Remember Scribd? It was the big site that was going to help Publishers sell outside of the Kindle eco-system.
Plus it was offering to take just a 20% cut from Publishers (as opposed to Amazon’s 50%+ cut).
To top it all of it was going to start policing illegal books on Scribd.
Well, guess what - Scribd traffic is down 48% in the last 2 months.
Here are traffic graphs from Quantcast -

You mean if we remove illegal books, people will stop visiting?
Notice how international traffic has dropped a lot more than US traffic.
Scribd CEO thinks its seasonal and SEO related
Scribd CEO said that it was because its summer and kids are out playing instead of studying. He also said it was because Scribd had stopped being ‘aggressive’ about its search engine optimization.
The thread at TechCrunch points out -
- The ‘aggressive SEO’ Scribd is talking about was probably Black Hat SEO and Scribd might have gotten a Google penalty.
- That the removal of illegal books is probably what caused the loss in traffic.
If we jump into Scribd siteinfo at Alexa (owned by Amazon, by the way) we see a few interesting things -

Seems like on June 15th Google smacked Scribd for being naughty
- Confirms the drop in traffic. Interesting that its a gradual downturn slope.

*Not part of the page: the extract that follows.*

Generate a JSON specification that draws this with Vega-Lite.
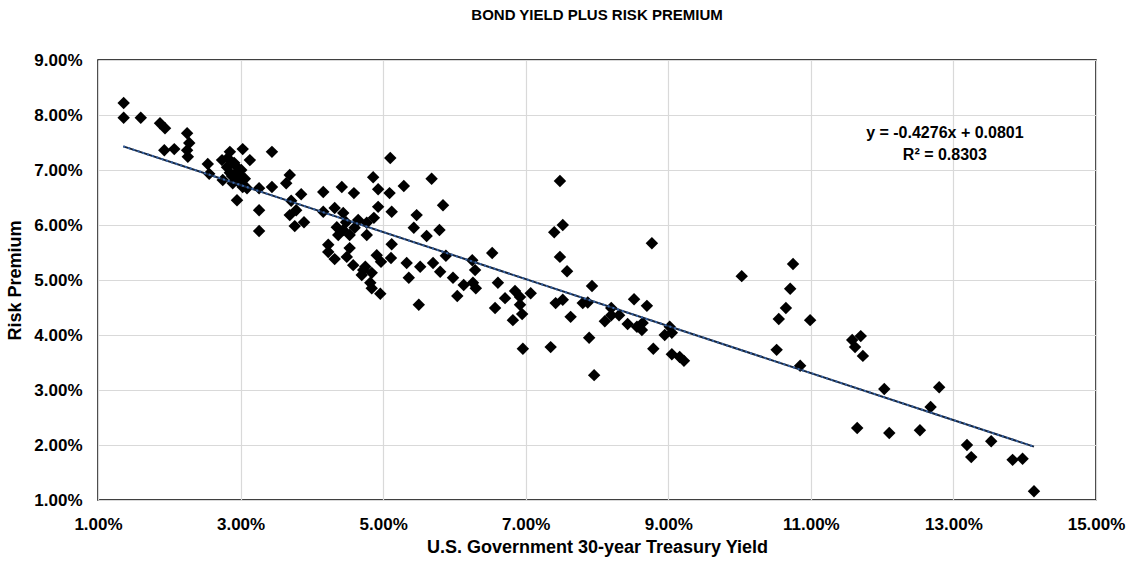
{
  "$schema": "https://vega.github.io/schema/vega-lite/v6.json",
  "width": 998,
  "height": 440,
  "autosize": {"type": "none"},
  "padding": {"left": 98, "top": 60, "right": 33, "bottom": 69},
  "background": "white",
  "config": {
    "font": "Liberation Sans",
    "view": {"stroke": "#000000", "strokeWidth": 1.5},
    "axis": {"labelFont": "Liberation Sans", "titleFont": "Liberation Sans", "labelFontWeight": "bold", "titleFontWeight": "bold", "labelColor": "#000000", "titleColor": "#000000", "labelFontSize": 17, "titleFontSize": 18, "ticks": false, "domain": false, "gridColor": "#d9d9d9", "gridWidth": 1.2}
  },
  "title": {"text": "BOND YIELD PLUS RISK PREMIUM", "font": "Liberation Sans", "fontSize": 15, "fontWeight": "bold", "color": "#000000", "anchor": "middle", "offset": 28},
  "datasets": {
    "points": [
      {"yield": 1.36, "premium": 8.22}, {"yield": 1.36, "premium": 7.95}, {"yield": 1.60, "premium": 7.95}, {"yield": 1.87, "premium": 7.85},
      {"yield": 1.94, "premium": 7.76}, {"yield": 2.25, "premium": 7.67}, {"yield": 2.28, "premium": 7.49}, {"yield": 2.25, "premium": 7.36},
      {"yield": 2.26, "premium": 7.24}, {"yield": 1.93, "premium": 7.36}, {"yield": 2.07, "premium": 7.38}, {"yield": 2.54, "premium": 7.11},
      {"yield": 2.56, "premium": 6.93}, {"yield": 2.85, "premium": 7.33}, {"yield": 3.03, "premium": 7.38}, {"yield": 3.13, "premium": 7.18},
      {"yield": 2.74, "premium": 7.18}, {"yield": 2.81, "premium": 7.05}, {"yield": 2.85, "premium": 6.95}, {"yield": 2.95, "premium": 6.96},
      {"yield": 2.96, "premium": 6.80}, {"yield": 3.03, "premium": 6.69}, {"yield": 2.75, "premium": 6.82}, {"yield": 2.89, "premium": 6.76},
      {"yield": 2.95, "premium": 6.45}, {"yield": 3.26, "premium": 6.67}, {"yield": 3.09, "premium": 6.67}, {"yield": 3.44, "premium": 6.69},
      {"yield": 3.44, "premium": 7.33}, {"yield": 3.26, "premium": 6.27}, {"yield": 3.26, "premium": 5.89}, {"yield": 2.92, "premium": 7.09},
      {"yield": 2.99, "premium": 6.91}, {"yield": 2.82, "premium": 7.22}, {"yield": 3.06, "premium": 6.84}, {"yield": 2.91, "premium": 7.13},
      {"yield": 3.01, "premium": 7.00}, {"yield": 2.88, "premium": 6.89},
      {"yield": 3.69, "premium": 6.91}, {"yield": 3.64, "premium": 6.76}, {"yield": 3.85, "premium": 6.56}, {"yield": 3.71, "premium": 6.44},
      {"yield": 3.78, "premium": 6.27}, {"yield": 3.69, "premium": 6.18}, {"yield": 3.76, "premium": 5.98}, {"yield": 3.89, "premium": 6.05},
      {"yield": 4.16, "premium": 6.60}, {"yield": 4.42, "premium": 6.69}, {"yield": 4.59, "premium": 6.58}, {"yield": 4.86, "premium": 6.87},
      {"yield": 4.93, "premium": 6.65}, {"yield": 4.93, "premium": 6.33}, {"yield": 4.87, "premium": 6.13}, {"yield": 4.16, "premium": 6.24},
      {"yield": 4.32, "premium": 6.31}, {"yield": 4.44, "premium": 6.22}, {"yield": 4.65, "premium": 6.09}, {"yield": 4.77, "premium": 6.04},
      {"yield": 4.35, "premium": 5.96}, {"yield": 4.44, "premium": 5.91}, {"yield": 4.53, "premium": 5.82}, {"yield": 4.37, "premium": 5.82},
      {"yield": 4.23, "premium": 5.64}, {"yield": 4.23, "premium": 5.51}, {"yield": 4.53, "premium": 5.58}, {"yield": 4.32, "premium": 5.38},
      {"yield": 4.49, "premium": 5.42}, {"yield": 4.58, "premium": 5.27}, {"yield": 4.75, "premium": 5.24}, {"yield": 4.91, "premium": 5.45},
      {"yield": 4.77, "premium": 5.82}, {"yield": 4.72, "premium": 5.18}, {"yield": 4.70, "premium": 5.09}, {"yield": 4.84, "premium": 5.13},
      {"yield": 4.82, "premium": 4.95}, {"yield": 4.84, "premium": 4.85}, {"yield": 4.96, "premium": 4.75}, {"yield": 4.48, "premium": 6.05},
      {"yield": 4.60, "premium": 5.95},
      {"yield": 5.10, "premium": 7.22}, {"yield": 5.09, "premium": 6.58}, {"yield": 5.29, "premium": 6.71}, {"yield": 5.68, "premium": 6.84},
      {"yield": 5.84, "premium": 6.36}, {"yield": 5.47, "premium": 6.18}, {"yield": 5.43, "premium": 5.95}, {"yield": 5.61, "premium": 5.80},
      {"yield": 5.79, "premium": 5.91}, {"yield": 5.12, "premium": 6.24}, {"yield": 5.12, "premium": 5.65}, {"yield": 4.97, "premium": 5.33},
      {"yield": 5.11, "premium": 5.40}, {"yield": 5.33, "premium": 5.31}, {"yield": 5.52, "premium": 5.24}, {"yield": 5.36, "premium": 5.04},
      {"yield": 5.50, "premium": 4.55}, {"yield": 5.70, "premium": 5.31}, {"yield": 5.80, "premium": 5.15}, {"yield": 5.88, "premium": 5.44},
      {"yield": 5.98, "premium": 5.04}, {"yield": 6.04, "premium": 4.71}, {"yield": 6.13, "premium": 4.91}, {"yield": 6.25, "premium": 5.36},
      {"yield": 6.29, "premium": 5.18}, {"yield": 6.30, "premium": 4.85}, {"yield": 6.26, "premium": 4.95}, {"yield": 6.53, "premium": 5.49},
      {"yield": 6.61, "premium": 4.95}, {"yield": 6.57, "premium": 4.49}, {"yield": 6.71, "premium": 4.67}, {"yield": 6.85, "premium": 4.80},
      {"yield": 6.92, "premium": 4.69}, {"yield": 7.07, "premium": 4.76}, {"yield": 6.92, "premium": 4.55}, {"yield": 6.95, "premium": 4.38},
      {"yield": 6.82, "premium": 4.27}, {"yield": 6.96, "premium": 3.75}, {"yield": 7.35, "premium": 3.78}, {"yield": 7.48, "premium": 6.80},
      {"yield": 7.52, "premium": 6.00}, {"yield": 7.40, "premium": 5.87}, {"yield": 7.48, "premium": 5.42}, {"yield": 7.58, "premium": 5.16},
      {"yield": 7.42, "premium": 4.58}, {"yield": 7.52, "premium": 4.64}, {"yield": 7.63, "premium": 4.33}, {"yield": 7.80, "premium": 4.58},
      {"yield": 7.87, "premium": 4.59}, {"yield": 7.93, "premium": 4.89}, {"yield": 7.89, "premium": 3.95}, {"yield": 7.96, "premium": 3.27},
      {"yield": 8.20, "premium": 4.49}, {"yield": 8.11, "premium": 4.25}, {"yield": 8.20, "premium": 4.36}, {"yield": 8.31, "premium": 4.36},
      {"yield": 8.52, "premium": 4.65}, {"yield": 8.70, "premium": 4.53}, {"yield": 8.43, "premium": 4.20}, {"yield": 8.56, "premium": 4.15},
      {"yield": 8.64, "premium": 4.22}, {"yield": 8.63, "premium": 4.09}, {"yield": 8.77, "premium": 5.67}, {"yield": 8.79, "premium": 3.75},
      {"yield": 8.95, "premium": 4.00}, {"yield": 9.05, "premium": 4.04}, {"yield": 9.02, "premium": 4.15}, {"yield": 9.05, "premium": 3.65},
      {"yield": 9.16, "premium": 3.60}, {"yield": 9.22, "premium": 3.53},
      {"yield": 10.03, "premium": 5.07}, {"yield": 10.75, "premium": 5.29}, {"yield": 10.71, "premium": 4.84}, {"yield": 10.65, "premium": 4.49},
      {"yield": 10.55, "premium": 4.29}, {"yield": 10.99, "premium": 4.27}, {"yield": 10.52, "premium": 3.73}, {"yield": 10.85, "premium": 3.44},
      {"yield": 11.58, "premium": 3.91}, {"yield": 11.70, "premium": 3.98}, {"yield": 11.62, "premium": 3.78}, {"yield": 11.73, "premium": 3.62},
      {"yield": 12.03, "premium": 3.02}, {"yield": 12.80, "premium": 3.05}, {"yield": 12.68, "premium": 2.69}, {"yield": 11.65, "premium": 2.31},
      {"yield": 12.10, "premium": 2.22}, {"yield": 12.53, "premium": 2.27}, {"yield": 13.19, "premium": 2.00}, {"yield": 13.25, "premium": 1.78},
      {"yield": 13.53, "premium": 2.07}, {"yield": 13.83, "premium": 1.73}, {"yield": 13.97, "premium": 1.75}, {"yield": 14.13, "premium": 1.16}
    ],
    "trend": [
      {"yield": 1.355, "premium": 7.43},
      {"yield": 14.13, "premium": 1.97}
    ],
    "labels": [
      {"yield": 12.88, "premium": 7.67, "text": "y = -0.4276x + 0.0801"},
      {"yield": 12.88, "premium": 7.28, "text": "R² = 0.8303"}
    ]
  },
  "layer": [
    {
      "data": {"name": "points"},
      "mark": {"type": "point", "shape": "diamond", "filled": true, "size": 155, "color": "#000000", "opacity": 1},
      "encoding": {
        "x": {"field": "yield", "type": "quantitative", "scale": {"domain": [1, 15], "nice": false, "zero": false}, "axis": {"values": [1, 3, 5, 7, 9, 11, 13, 15], "labelExpr": "format(datum.value / 100, '.2%')", "title": "U.S. Government 30-year Treasury Yield", "labelPadding": 16.5, "titlePadding": 6, "labelFlush": false}},
        "y": {"field": "premium", "type": "quantitative", "scale": {"domain": [1, 9], "nice": false, "zero": false}, "axis": {"values": [1, 2, 3, 4, 5, 6, 7, 8, 9], "labelExpr": "format(datum.value / 100, '.2%')", "title": "Risk Premium", "labelPadding": 16, "titlePadding": 9}}
      }
    },
    {
      "data": {"name": "trend"},
      "mark": {"type": "line", "color": "#14243d", "strokeWidth": 2},
      "encoding": {"x": {"field": "yield", "type": "quantitative"}, "y": {"field": "premium", "type": "quantitative"}}
    },
    {
      "data": {"name": "trend"},
      "mark": {"type": "line", "color": "#3a66a8", "strokeWidth": 2, "strokeDash": [2, 3]},
      "encoding": {"x": {"field": "yield", "type": "quantitative"}, "y": {"field": "premium", "type": "quantitative"}}
    },
    {
      "data": {"name": "labels"},
      "mark": {"type": "text", "font": "Liberation Sans", "fontSize": 16, "fontWeight": "bold", "color": "#000000", "align": "center", "baseline": "middle"},
      "encoding": {"x": {"field": "yield", "type": "quantitative"}, "y": {"field": "premium", "type": "quantitative"}, "text": {"field": "text"}}
    }
  ]
}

- Huge downward spike on June 15th – certainly looks like a Google penalty or a huge number of kids leaving college on the same day.
- US traffic is just 20.6% of Scribd traffic.
- The percentage of Scribd traffic that comes from search engines has dropped 10% in the last 3 months.
That’s certainy interesting.
What it means for ebooks and the Kindle
Losing 48% of your traffic in 2 months is never a good sign. Scribd suddenly seems like a very weak threat to the Kindle Store.
- The percentage of Scribd’s traffic that comes from search engines has dropped just 10% – this certainly indicates that there’s more to the drop than just Google.
- The likeliest culprit is the reduction in number of illegal books.
- Scribd is the YouTube of Books, except there are no longer free, illegal books.
The lesson seems to be (i’m joking so don’t take it to heart) -
If your site is built on illegal content others have created, selling to Google for $1.65 billion is better than removing the illegal content and trying to go legit.
Filed under: publishing Tagged: | kindle vs scribd, scribd
what are illegal books?
Not sure about your question. Illegal = books that are copyright books but have been uploaded freely to sites like Scribd.
I have put a novel on Scribd, but as nothing happened, I decided to take it off again. But guess what: it seems that Scribd keeps the copyright. So, my work is now floating about in the cloud. Luckily, it cannot be read from the screen anymore, being encrypted. You have to be a Facebook member, which I am not and not willing to become one either. Anyway, Scribd has basically turned out into an obnoxious billboard of ad tags, and that might be the reason why so many people pull out. Let Amazon do the big boys job.